** begin **

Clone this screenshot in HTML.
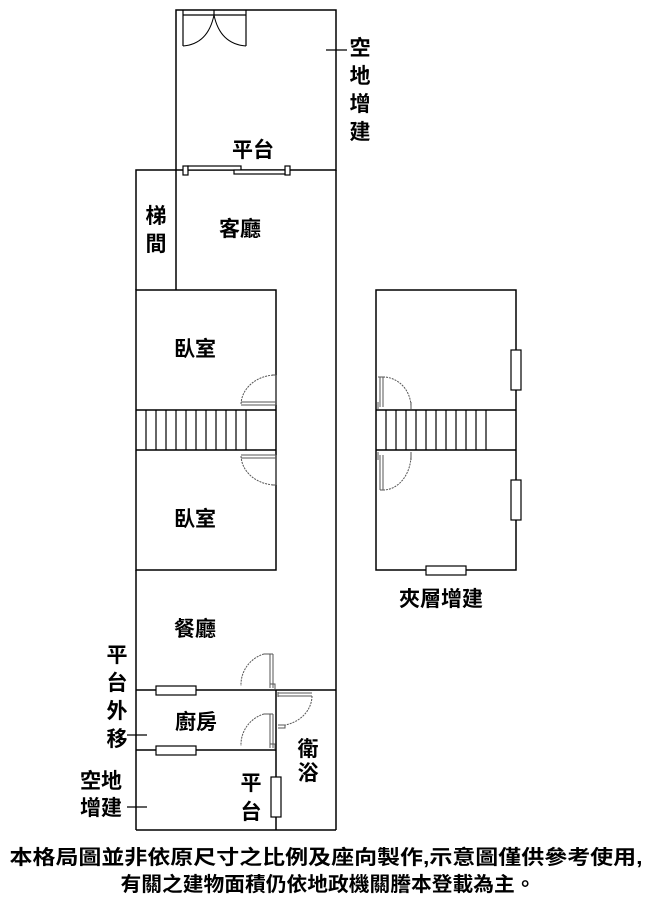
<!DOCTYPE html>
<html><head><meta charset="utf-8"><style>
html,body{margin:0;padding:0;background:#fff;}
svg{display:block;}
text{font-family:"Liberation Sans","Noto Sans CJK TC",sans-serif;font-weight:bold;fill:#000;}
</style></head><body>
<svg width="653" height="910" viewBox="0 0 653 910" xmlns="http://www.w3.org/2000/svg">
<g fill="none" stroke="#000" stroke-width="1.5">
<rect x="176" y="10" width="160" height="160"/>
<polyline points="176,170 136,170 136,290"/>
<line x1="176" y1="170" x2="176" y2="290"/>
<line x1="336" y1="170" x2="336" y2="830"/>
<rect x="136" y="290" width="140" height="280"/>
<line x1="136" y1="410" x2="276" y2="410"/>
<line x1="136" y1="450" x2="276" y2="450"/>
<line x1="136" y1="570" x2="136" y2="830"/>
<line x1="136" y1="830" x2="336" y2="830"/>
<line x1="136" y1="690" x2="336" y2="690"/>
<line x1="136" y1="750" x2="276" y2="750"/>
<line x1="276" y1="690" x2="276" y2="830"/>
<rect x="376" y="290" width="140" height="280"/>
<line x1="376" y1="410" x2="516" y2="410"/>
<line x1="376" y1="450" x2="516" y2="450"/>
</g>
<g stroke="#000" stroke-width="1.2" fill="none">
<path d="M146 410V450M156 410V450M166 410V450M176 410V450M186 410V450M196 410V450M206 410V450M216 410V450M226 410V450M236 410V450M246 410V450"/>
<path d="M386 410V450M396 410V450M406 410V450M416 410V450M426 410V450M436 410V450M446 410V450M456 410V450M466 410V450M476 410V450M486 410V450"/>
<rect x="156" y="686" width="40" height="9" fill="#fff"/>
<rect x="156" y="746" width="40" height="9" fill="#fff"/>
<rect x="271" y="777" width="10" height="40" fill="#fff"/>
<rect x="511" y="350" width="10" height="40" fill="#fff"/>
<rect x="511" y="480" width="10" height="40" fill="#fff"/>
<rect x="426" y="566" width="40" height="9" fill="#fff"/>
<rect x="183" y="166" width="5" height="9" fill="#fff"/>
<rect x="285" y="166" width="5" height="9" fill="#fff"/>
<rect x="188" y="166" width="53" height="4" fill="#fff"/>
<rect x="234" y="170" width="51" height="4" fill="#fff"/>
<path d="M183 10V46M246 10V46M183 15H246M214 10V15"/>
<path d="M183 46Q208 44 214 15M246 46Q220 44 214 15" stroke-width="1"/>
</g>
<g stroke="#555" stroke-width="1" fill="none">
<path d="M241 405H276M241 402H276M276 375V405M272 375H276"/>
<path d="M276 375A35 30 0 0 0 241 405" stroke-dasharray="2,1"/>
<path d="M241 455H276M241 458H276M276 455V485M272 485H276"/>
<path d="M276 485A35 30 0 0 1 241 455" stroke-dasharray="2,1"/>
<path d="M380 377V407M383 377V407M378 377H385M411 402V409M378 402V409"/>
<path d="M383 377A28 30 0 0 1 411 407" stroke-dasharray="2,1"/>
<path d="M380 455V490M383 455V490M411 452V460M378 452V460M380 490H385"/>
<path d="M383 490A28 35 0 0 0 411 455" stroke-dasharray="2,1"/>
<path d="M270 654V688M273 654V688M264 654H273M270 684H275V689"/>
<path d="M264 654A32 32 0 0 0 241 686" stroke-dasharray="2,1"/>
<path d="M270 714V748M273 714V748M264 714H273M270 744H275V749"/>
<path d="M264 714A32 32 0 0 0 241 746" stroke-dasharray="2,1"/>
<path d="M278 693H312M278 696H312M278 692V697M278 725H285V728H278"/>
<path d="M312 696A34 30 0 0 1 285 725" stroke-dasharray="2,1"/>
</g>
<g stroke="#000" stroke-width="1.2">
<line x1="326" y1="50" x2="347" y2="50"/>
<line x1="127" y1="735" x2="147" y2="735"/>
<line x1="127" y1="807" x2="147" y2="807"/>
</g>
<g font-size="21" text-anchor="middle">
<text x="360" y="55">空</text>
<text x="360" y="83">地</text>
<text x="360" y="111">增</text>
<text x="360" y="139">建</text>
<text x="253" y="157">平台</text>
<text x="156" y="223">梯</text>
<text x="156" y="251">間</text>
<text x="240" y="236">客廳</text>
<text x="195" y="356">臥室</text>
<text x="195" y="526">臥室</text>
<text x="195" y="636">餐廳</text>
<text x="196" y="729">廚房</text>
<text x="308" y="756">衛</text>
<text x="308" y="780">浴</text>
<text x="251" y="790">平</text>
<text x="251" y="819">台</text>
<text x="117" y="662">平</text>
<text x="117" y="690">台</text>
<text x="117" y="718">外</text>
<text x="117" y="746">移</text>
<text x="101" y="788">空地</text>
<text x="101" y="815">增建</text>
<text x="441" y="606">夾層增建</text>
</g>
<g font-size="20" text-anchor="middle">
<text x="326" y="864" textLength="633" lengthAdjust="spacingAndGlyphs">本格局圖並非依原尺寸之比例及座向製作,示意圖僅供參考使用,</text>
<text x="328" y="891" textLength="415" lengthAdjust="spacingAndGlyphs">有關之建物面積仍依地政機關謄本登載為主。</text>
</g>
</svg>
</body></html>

** end **

Goal of the exercise: Without including any picture, repeat the data exactly.

Reply:
Clone this screenshot in HTML.
<!DOCTYPE html>
<html><head><meta charset="utf-8"><style>
html,body{margin:0;padding:0;background:#fff;}
svg{display:block;}
text{font-family:"Liberation Sans","Noto Sans CJK TC",sans-serif;font-weight:bold;fill:#000;}
</style></head><body>
<svg width="653" height="910" viewBox="0 0 653 910" xmlns="http://www.w3.org/2000/svg">
<g fill="none" stroke="#000" stroke-width="1.5">
<rect x="176" y="10" width="160" height="160"/>
<polyline points="176,170 136,170 136,290"/>
<line x1="176" y1="170" x2="176" y2="290"/>
<line x1="336" y1="170" x2="336" y2="830"/>
<rect x="136" y="290" width="140" height="280"/>
<line x1="136" y1="410" x2="276" y2="410"/>
<line x1="136" y1="450" x2="276" y2="450"/>
<line x1="136" y1="570" x2="136" y2="830"/>
<line x1="136" y1="830" x2="336" y2="830"/>
<line x1="136" y1="690" x2="336" y2="690"/>
<line x1="136" y1="750" x2="276" y2="750"/>
<line x1="276" y1="690" x2="276" y2="830"/>
<rect x="376" y="290" width="140" height="280"/>
<line x1="376" y1="410" x2="516" y2="410"/>
<line x1="376" y1="450" x2="516" y2="450"/>
</g>
<g stroke="#000" stroke-width="1.2" fill="none">
<path d="M146 410V450M156 410V450M166 410V450M176 410V450M186 410V450M196 410V450M206 410V450M216 410V450M226 410V450M236 410V450M246 410V450"/>
<path d="M386 410V450M396 410V450M406 410V450M416 410V450M426 410V450M436 410V450M446 410V450M456 410V450M466 410V450M476 410V450M486 410V450"/>
<rect x="156" y="686" width="40" height="9" fill="#fff"/>
<rect x="156" y="746" width="40" height="9" fill="#fff"/>
<rect x="271" y="777" width="10" height="40" fill="#fff"/>
<rect x="511" y="350" width="10" height="40" fill="#fff"/>
<rect x="511" y="480" width="10" height="40" fill="#fff"/>
<rect x="426" y="566" width="40" height="9" fill="#fff"/>
<rect x="183" y="166" width="5" height="9" fill="#fff"/>
<rect x="285" y="166" width="5" height="9" fill="#fff"/>
<rect x="188" y="166" width="53" height="4" fill="#fff"/>
<rect x="234" y="170" width="51" height="4" fill="#fff"/>
<path d="M183 10V46M246 10V46M183 15H246M214 10V15"/>
<path d="M183 46Q208 44 214 15M246 46Q220 44 214 15" stroke-width="1"/>
</g>
<g stroke="#555" stroke-width="1" fill="none">
<path d="M241 405H276M241 402H276M276 375V405M272 375H276"/>
<path d="M276 375A35 30 0 0 0 241 405" stroke-dasharray="2,1"/>
<path d="M241 455H276M241 458H276M276 455V485M272 485H276"/>
<path d="M276 485A35 30 0 0 1 241 455" stroke-dasharray="2,1"/>
<path d="M380 377V407M383 377V407M378 377H385M411 402V409M378 402V409"/>
<path d="M383 377A28 30 0 0 1 411 407" stroke-dasharray="2,1"/>
<path d="M380 455V490M383 455V490M411 452V460M378 452V460M380 490H385"/>
<path d="M383 490A28 35 0 0 0 411 455" stroke-dasharray="2,1"/>
<path d="M270 654V688M273 654V688M264 654H273M270 684H275V689"/>
<path d="M264 654A32 32 0 0 0 241 686" stroke-dasharray="2,1"/>
<path d="M270 714V748M273 714V748M264 714H273M270 744H275V749"/>
<path d="M264 714A32 32 0 0 0 241 746" stroke-dasharray="2,1"/>
<path d="M278 693H312M278 696H312M278 692V697M278 725H285V728H278"/>
<path d="M312 696A34 30 0 0 1 285 725" stroke-dasharray="2,1"/>
</g>
<g stroke="#000" stroke-width="1.2">
<line x1="326" y1="50" x2="347" y2="50"/>
<line x1="127" y1="735" x2="147" y2="735"/>
<line x1="127" y1="807" x2="147" y2="807"/>
</g>
<g font-size="21" text-anchor="middle">
<text x="360" y="55">空</text>
<text x="360" y="83">地</text>
<text x="360" y="111">增</text>
<text x="360" y="139">建</text>
<text x="253" y="157">平台</text>
<text x="156" y="223">梯</text>
<text x="156" y="251">間</text>
<text x="240" y="236">客廳</text>
<text x="195" y="356">臥室</text>
<text x="195" y="526">臥室</text>
<text x="195" y="636">餐廳</text>
<text x="196" y="729">廚房</text>
<text x="308" y="756">衛</text>
<text x="308" y="780">浴</text>
<text x="251" y="790">平</text>
<text x="251" y="819">台</text>
<text x="117" y="662">平</text>
<text x="117" y="690">台</text>
<text x="117" y="718">外</text>
<text x="117" y="746">移</text>
<text x="101" y="788">空地</text>
<text x="101" y="815">增建</text>
<text x="441" y="606">夾層增建</text>
</g>
<g font-size="20" text-anchor="middle">
<text x="326" y="864" textLength="633" lengthAdjust="spacingAndGlyphs">本格局圖並非依原尺寸之比例及座向製作,示意圖僅供參考使用,</text>
<text x="328" y="891" textLength="415" lengthAdjust="spacingAndGlyphs">有關之建物面積仍依地政機關謄本登載為主。</text>
</g>
</svg>
</body></html>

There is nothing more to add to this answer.